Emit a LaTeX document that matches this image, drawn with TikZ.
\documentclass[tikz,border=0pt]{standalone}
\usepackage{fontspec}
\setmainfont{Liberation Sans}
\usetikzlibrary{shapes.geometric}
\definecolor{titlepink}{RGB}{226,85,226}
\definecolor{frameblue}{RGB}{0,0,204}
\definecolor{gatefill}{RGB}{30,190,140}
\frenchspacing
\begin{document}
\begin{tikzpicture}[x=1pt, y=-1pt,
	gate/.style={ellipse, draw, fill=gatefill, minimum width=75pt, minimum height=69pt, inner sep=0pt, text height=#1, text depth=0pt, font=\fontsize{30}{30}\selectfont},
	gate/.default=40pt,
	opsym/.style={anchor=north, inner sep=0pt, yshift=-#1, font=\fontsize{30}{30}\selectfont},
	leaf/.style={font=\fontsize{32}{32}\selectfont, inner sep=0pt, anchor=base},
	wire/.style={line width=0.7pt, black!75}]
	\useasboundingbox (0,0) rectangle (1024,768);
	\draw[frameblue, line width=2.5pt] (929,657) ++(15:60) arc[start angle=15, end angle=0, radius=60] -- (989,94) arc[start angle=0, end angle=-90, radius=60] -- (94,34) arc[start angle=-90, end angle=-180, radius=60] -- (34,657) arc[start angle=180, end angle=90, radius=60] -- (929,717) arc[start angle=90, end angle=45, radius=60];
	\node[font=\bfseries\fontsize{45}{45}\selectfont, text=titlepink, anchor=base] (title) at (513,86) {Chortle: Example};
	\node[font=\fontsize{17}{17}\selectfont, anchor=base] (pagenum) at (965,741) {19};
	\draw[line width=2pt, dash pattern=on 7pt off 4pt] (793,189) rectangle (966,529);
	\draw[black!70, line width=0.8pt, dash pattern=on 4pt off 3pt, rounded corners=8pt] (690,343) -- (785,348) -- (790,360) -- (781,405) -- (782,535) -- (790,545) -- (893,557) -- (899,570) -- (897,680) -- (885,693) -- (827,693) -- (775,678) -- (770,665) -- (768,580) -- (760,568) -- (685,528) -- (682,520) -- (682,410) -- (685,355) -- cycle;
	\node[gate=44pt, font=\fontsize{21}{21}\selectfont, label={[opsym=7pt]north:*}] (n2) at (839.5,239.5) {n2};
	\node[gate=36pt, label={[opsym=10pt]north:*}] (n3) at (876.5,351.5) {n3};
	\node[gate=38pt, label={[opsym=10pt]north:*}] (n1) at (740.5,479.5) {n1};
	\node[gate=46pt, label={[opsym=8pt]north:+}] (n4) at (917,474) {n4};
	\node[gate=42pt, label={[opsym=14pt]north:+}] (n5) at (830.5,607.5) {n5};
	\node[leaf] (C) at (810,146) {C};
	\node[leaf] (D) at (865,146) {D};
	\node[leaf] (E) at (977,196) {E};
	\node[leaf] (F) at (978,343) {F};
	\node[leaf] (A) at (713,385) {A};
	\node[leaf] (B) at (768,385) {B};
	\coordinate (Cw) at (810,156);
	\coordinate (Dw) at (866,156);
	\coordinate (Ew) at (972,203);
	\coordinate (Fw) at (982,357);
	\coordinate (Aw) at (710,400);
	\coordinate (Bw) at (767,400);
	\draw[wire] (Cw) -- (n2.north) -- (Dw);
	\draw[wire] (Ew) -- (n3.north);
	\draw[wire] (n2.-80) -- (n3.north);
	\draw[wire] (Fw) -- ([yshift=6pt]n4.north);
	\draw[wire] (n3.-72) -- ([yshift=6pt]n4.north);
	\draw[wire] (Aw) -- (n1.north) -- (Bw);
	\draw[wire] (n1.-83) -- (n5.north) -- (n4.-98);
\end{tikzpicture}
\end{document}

...

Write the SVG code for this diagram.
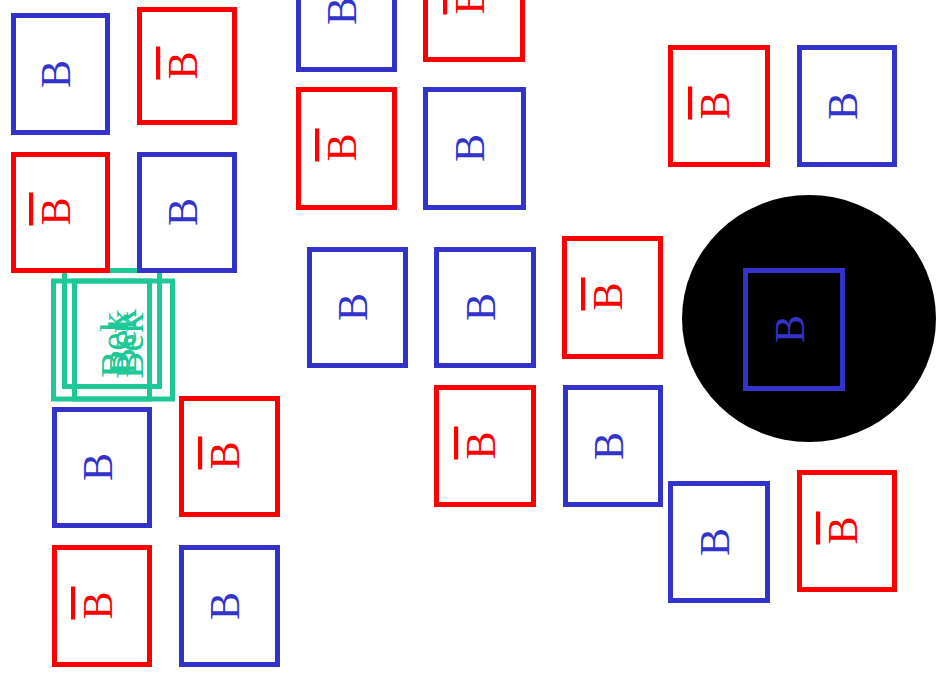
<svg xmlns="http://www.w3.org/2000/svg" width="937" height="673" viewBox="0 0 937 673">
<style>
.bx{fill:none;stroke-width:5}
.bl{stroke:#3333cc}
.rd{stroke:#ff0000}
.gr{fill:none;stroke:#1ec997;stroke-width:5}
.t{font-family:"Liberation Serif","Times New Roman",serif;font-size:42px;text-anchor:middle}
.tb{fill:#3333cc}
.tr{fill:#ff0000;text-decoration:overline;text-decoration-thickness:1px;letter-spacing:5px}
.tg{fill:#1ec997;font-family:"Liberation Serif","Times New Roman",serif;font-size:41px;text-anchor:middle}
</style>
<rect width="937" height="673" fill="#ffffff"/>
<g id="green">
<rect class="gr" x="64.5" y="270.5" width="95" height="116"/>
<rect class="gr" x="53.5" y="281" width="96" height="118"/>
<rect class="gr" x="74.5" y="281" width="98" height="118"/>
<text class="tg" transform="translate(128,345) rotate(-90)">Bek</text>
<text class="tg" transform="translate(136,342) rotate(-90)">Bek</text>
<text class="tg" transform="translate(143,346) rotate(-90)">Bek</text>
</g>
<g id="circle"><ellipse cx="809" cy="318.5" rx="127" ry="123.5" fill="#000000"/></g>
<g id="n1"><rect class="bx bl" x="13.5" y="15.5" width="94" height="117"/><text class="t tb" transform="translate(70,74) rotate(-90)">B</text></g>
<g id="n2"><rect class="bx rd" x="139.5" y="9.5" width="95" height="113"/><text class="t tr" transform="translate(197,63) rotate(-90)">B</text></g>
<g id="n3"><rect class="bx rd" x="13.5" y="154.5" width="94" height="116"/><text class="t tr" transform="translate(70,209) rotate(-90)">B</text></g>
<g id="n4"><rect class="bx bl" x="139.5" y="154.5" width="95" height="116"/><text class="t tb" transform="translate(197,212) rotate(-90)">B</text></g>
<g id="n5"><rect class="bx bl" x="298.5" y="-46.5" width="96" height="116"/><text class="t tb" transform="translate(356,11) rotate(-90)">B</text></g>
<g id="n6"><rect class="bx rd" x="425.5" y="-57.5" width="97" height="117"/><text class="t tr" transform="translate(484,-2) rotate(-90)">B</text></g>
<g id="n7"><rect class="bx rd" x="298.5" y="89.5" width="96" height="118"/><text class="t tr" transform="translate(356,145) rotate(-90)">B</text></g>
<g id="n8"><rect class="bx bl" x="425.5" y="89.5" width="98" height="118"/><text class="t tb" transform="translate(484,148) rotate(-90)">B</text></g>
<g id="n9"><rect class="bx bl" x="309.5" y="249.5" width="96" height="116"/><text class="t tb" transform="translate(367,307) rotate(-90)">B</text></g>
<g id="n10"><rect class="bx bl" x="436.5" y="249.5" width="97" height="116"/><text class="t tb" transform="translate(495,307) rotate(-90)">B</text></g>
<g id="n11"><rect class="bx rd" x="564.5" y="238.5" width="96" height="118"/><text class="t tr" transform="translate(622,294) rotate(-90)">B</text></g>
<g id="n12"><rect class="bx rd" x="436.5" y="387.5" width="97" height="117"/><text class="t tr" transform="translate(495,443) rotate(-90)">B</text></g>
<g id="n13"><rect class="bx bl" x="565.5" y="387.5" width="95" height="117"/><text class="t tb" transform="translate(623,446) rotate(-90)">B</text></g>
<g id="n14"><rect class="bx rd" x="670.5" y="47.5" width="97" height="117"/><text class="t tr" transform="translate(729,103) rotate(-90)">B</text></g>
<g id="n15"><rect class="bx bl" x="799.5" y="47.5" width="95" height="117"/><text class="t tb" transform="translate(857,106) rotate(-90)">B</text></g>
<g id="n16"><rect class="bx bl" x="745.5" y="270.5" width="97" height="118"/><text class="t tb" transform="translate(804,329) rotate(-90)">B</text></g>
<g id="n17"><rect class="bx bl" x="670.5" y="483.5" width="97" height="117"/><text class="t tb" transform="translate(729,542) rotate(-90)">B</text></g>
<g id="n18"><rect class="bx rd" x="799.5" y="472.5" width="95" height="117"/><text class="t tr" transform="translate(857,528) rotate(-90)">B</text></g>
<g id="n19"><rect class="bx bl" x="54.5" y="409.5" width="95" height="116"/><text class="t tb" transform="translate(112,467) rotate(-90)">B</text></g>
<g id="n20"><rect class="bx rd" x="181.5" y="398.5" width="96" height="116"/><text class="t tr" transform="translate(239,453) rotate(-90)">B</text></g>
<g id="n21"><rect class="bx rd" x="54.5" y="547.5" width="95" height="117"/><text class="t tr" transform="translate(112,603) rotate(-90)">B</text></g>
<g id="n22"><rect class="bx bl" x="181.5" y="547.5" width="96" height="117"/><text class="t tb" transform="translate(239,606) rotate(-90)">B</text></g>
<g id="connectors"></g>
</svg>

**What needs to be done**
Using the listing, collect all lines in which the string "this" is found.

**Answer to the problem**
Emit a LaTeX document that matches this image, drawn with TikZ.
Write the SVG code for this diagram.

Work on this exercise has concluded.